Task goal
Starting with the first line of the listing, quote each line exactly until and including the one with "b2 = ax.bar(x", leaving pictures out.

Information provided
:::::

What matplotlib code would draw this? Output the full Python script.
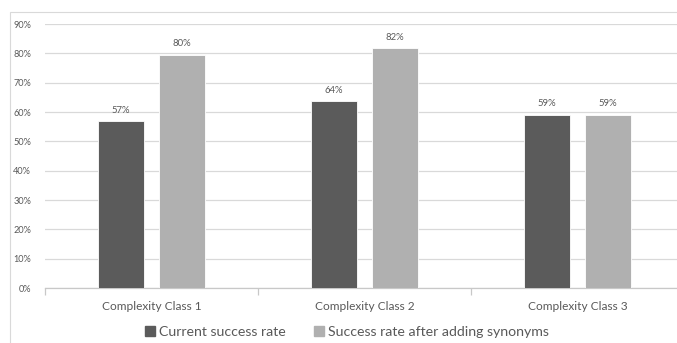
import matplotlib
matplotlib.use("Agg")
import matplotlib.pyplot as plt
from matplotlib.patches import Rectangle, Patch
import numpy as np

categories = ["Complexity Class 1", "Complexity Class 2", "Complexity Class 3"]
series_names = ["Current success rate", "Success rate after adding synonyms"]
current = [56.8, 63.7, 59.0]
after = [79.6, 81.8, 59.0]
current_labels = ["57%", "64%", "59%"]
after_labels = ["80%", "82%", "59%"]
yticks = [0, 10, 20, 30, 40, 50, 60, 70, 80, 90]

plt.rcParams['font.family'] = ['Lato', 'DejaVu Sans']

W, H = 677, 343
fig = plt.figure(figsize=(W/100, H/100), dpi=100)
fig.patch.set_facecolor("white")

# outer chart border
fig.patches.append(Rectangle((10/W, -0.2), 1.2, 1.2 - 12/H, transform=fig.transFigure,
                             fill=False, edgecolor="#d9d9d9", linewidth=0.8, zorder=0))

ax = fig.add_axes([45/W, 1-288/H, 639/W, (288-24)/H])
x = np.arange(len(categories))
bw = 0.22
off = 0.143
dark = "#5b5b5b"
light = "#b0b0b0"
b1 = ax.bar(x - off, current, bw, color=dark, edgecolor="white", linewidth=0.6, zorder=3)
b2 = ax.bar(x + off, after, bw, color=light, edgecolor="white", linewidth=0.6, zorder=3)

for rect, lab in zip(b1, current_labels):
    ax.text(rect.get_x() + rect.get_width()/2, rect.get_height() + 2.2, lab,
            ha="center", va="bottom", fontsize=6.8, color="#595959")
for rect, lab in zip(b2, after_labels):
    ax.text(rect.get_x() + rect.get_width()/2, rect.get_height() + 2.2, lab,
            ha="center", va="bottom", fontsize=6.8, color="#595959")

ax.set_xlim(-0.5, len(categories) - 0.5)
ax.set_ylim(0, 90)
ax.set_yticks(yticks)
ax.set_yticklabels([f"{v}%" for v in yticks], fontsize=6.6, color="#595959")
ax.yaxis.grid(True, color="#d9d9d9", linewidth=0.9, zorder=0)
ax.set_axisbelow(True)
for s in ["top", "right", "left"]:
    ax.spines[s].set_visible(False)
ax.spines["bottom"].set_color("#c8c8c8")
ax.spines["bottom"].set_linewidth(0.9)
ax.tick_params(axis="y", length=0, pad=10)

ax.set_xticks(x)
ax.set_xticklabels(categories, fontsize=8.6, color="#595959")
ax.tick_params(axis="x", length=0, pad=9)
ax.set_xticks(np.arange(-0.5, len(categories) + 0.5, 1), minor=True)
ax.tick_params(axis="x", which="minor", length=5, color="#c8c8c8", width=0.9)

handles = [Patch(facecolor=dark, edgecolor=dark), Patch(facecolor=light, edgecolor=light)]
fig.legend(handles, series_names, loc="center", bbox_to_anchor=(347/W, 1-332/H),
           ncol=2, frameon=False, fontsize=10.2, labelcolor="#595959",
           handlelength=0.7, handleheight=0.7, handletextpad=0.3, columnspacing=2.0)

fig.savefig("out.png", dpi=100)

:::::

Finished exercise
What matplotlib code would draw this? Output the full Python script.
import matplotlib
matplotlib.use("Agg")
import matplotlib.pyplot as plt
from matplotlib.patches import Rectangle, Patch
import numpy as np

categories = ["Complexity Class 1", "Complexity Class 2", "Complexity Class 3"]
series_names = ["Current success rate", "Success rate after adding synonyms"]
current = [56.8, 63.7, 59.0]
after = [79.6, 81.8, 59.0]
current_labels = ["57%", "64%", "59%"]
after_labels = ["80%", "82%", "59%"]
yticks = [0, 10, 20, 30, 40, 50, 60, 70, 80, 90]

plt.rcParams['font.family'] = ['Lato', 'DejaVu Sans']

W, H = 677, 343
fig = plt.figure(figsize=(W/100, H/100), dpi=100)
fig.patch.set_facecolor("white")

# outer chart border
fig.patches.append(Rectangle((10/W, -0.2), 1.2, 1.2 - 12/H, transform=fig.transFigure,
                             fill=False, edgecolor="#d9d9d9", linewidth=0.8, zorder=0))

ax = fig.add_axes([45/W, 1-288/H, 639/W, (288-24)/H])
x = np.arange(len(categories))
bw = 0.22
off = 0.143
dark = "#5b5b5b"
light = "#b0b0b0"
b1 = ax.bar(x - off, current, bw, color=dark, edgecolor="white", linewidth=0.6, zorder=3)
b2 = ax.bar(x + off, after, bw, color=light, edgecolor="white", linewidth=0.6, zorder=3)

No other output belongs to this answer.